Дальнейшая моя политическая биография сегодняшнему читателю известна уже куда лучше. Но что я собственно хочу сказать, и для чего вообще принялся за этот текст.
Сегодня мои идейные оппоненты из русского лагеря, в основном его молодые представители, то и дело обвиняют меня в историческом нигилизме, а именно в том, что я подвергаю деконструкции весь исторический российский нарратив и не оставляю ни одной формы государственности, на которую русские могли бы опереться как на основу своего национального мифа — будь то советская, дореволюционная или даже дораскольническая московская.

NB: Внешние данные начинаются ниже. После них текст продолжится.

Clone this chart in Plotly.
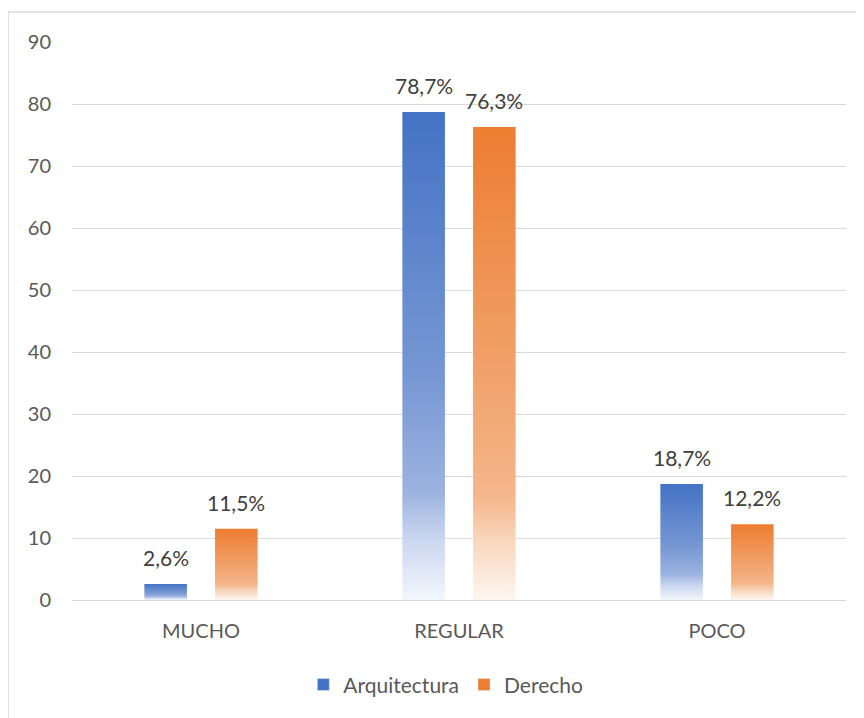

Но, если начистоту все эти формы для меня, а тем более для тех, кто меня за это критикует — это далекие абстракции, которые я критикую именно как нарратив. И отнюдь не потому, что мне этого очень хочется. Ведь мое идейное становление происходило в среде, где наперекор тогдашнему демократическому мейнстриму развивались сменовеховские идеи «национального примирения на базе исторической России с непрерывностью ее истории» (газеты «День», журналы «Наш Современник» и «Молодая Гвардия» и т.д.). А именно потому, что в итоге этот нарратив стал основой всего того… что мы сейчас наблюдаем и практически от этого теперь неотделим, а попытка выдернуть оттуда какие-то отдельные его куски, чтобы опереться на них (советский ли миф, будь то сталинский или якобы противоположный ему ленинский, миф ли белой исторической России, московитский ли дониконовский) по моему глубокому убеждению снова приведет нас в тупик.
Но, еще раз, все это — только теория. На практике же, в своей жизни я присутствовал в том поворотном моменте, когда вполне реальная история вполне реальной страны, к которым я имел отношение, могла повернуться по-другому.
Нет, никаких иллюзий на счет самих Примакова, Лужкова и Ко. Но совершенно очевидно, что тот конгломерат сил, который мог перехватить власть тогда — и это сегодня признают наши тогдашние противники вроде Павловского — просто по своей композиции вел страну к развитию по другому пути, в основе которого парламентско-президентская республика, широкий федерализм, большая свобода СМИ и конкуренция партий, и при этом нормальное экономическое развитие, продемонстрированное в период правительства Примакова-Маслюкова. И лично я в этот момент был за это и против нынешнего режима в самом его зародыше.
Второй момент в отличие от этого первого сегодня уже видится как короткая иллюзия, за которую может быть даже стыдно, но которая, пожалуй, извинима, так как никаких непоправимых последствий она не имела и вполне может быть оправдана как жест доброй воли — желание своей стране конструктивного эволюционного развития. Этот период касается не раннего путинизма, на котором он продолжал восприниматься мною враждебно, и не позднего, когда снова стал восприниматься враждебно, а непродолжительного периода среднего, когда возникли иллюзии, что в стране может возникнуть новая здоровая система. Тогда эти иллюзии были даже у таких людей как Хож-Ахмет Нухаев или Корчинский, приезжавшие в Москву, что уж говорить о тех, кто находился в ней самой.
Но, конечно, ничего подобного тогда уже произойти не могло. По той простой причине, что от осинки не родится апельсинки, и что генезис этого режима, сформировавшийся в момент, когда мы ему противостояли, его ДНК направляли его развитие в совсем другую сторону. Проблема, однако, в том, что это развитие действительно неразрывно переплелось с реальностью «тысячелетней исторической России», и это причина, по которой я как и в 1999 году больше не верю, что кардинальные изменения в настоящем и будущем страны возможны в отрыве от решения глубинных исторических задач, требующие переосмысления всего ее прошлого.